One of the tasks that must be done to prepare for the event is to create a good map and set of directions to each site.  We also need to decide where to place directional signs that can guide participants to out-of-the-way houses. To that end I joined Ron one afternoon to drive the route, check the directions, and plan for the signs.  I'm so glad I did.  Ron is one of the world's really good people.  I enjoyed the two hours immensely.  We talked non-stop, laughed quite a bit, and found that we have had a lot of similar experiences.  Again, the time flew by and the task got completed.  I'm really looking forward to the Tour on February 8.  (You can buy tickets at Gainesville's Wild Birds Unlimited starting on January 1.)

Lincoln's Sparrow on Kanapaha Prairie
And then there was the Christmas Bird Count.  For my non-birding friends, the CBC is an annual event that occurs all over North America.  In short, there is an assigned territory, and on a specific day a bunch of birders cover that territory as thoroughly as possible, listing every bird species that we find and counting every individual bird.  Here in Alachua County, our team (Team #7 led by Rex Rowan) starts at 4:00 AM counting owls and ends when it gets too dark to see at night.  It's an awesome and exhausting experience, and I love it.
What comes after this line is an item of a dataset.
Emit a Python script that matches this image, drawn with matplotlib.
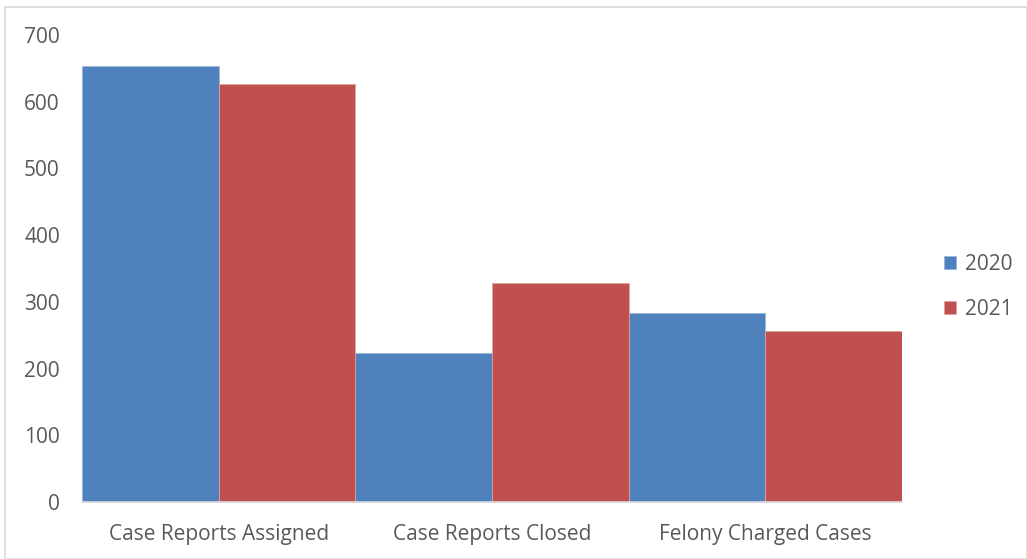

This year, we began in a rainstorm that didn't let up until late morning.  The rain and wind hampered our search for owls.  Where we usually get three species and six to nine owls, we got one this year.  On more than one occasion we were caught away from the car in a heavy downpour.  Two of our team members were in a canoe on a local lake during the worst of the storm.  I got soaked to the skin once. And yes, I had a ball!  Once the rain cleared up, the birding got better too.  I was fortunate enough to photograph a Lincoln's Sparrow and a Grasshopper Sparrow, two birds I see infrequently and had never caught on film.  Our team also found a Snow Goose in a cow pasture, a Common Goldeneye in a retention pond at a post office, and a White-winged Dove and seven Baltimore Orioles in a single yard ... after a Sharp-shinned Hawk left its perch in a tree above the feeders.

So December has been a busy, busy month with the Alachua Audubon Society, highlighted by a terrific party, a very successful field trip, and a memorable Christmas Bird Count.  But throughout the month, the constant has been the great people I get to call friends.

Dave Goodwin (in the yellow shirt), Cole Fredricks (center in shorts) and some AAS fieldtrippers.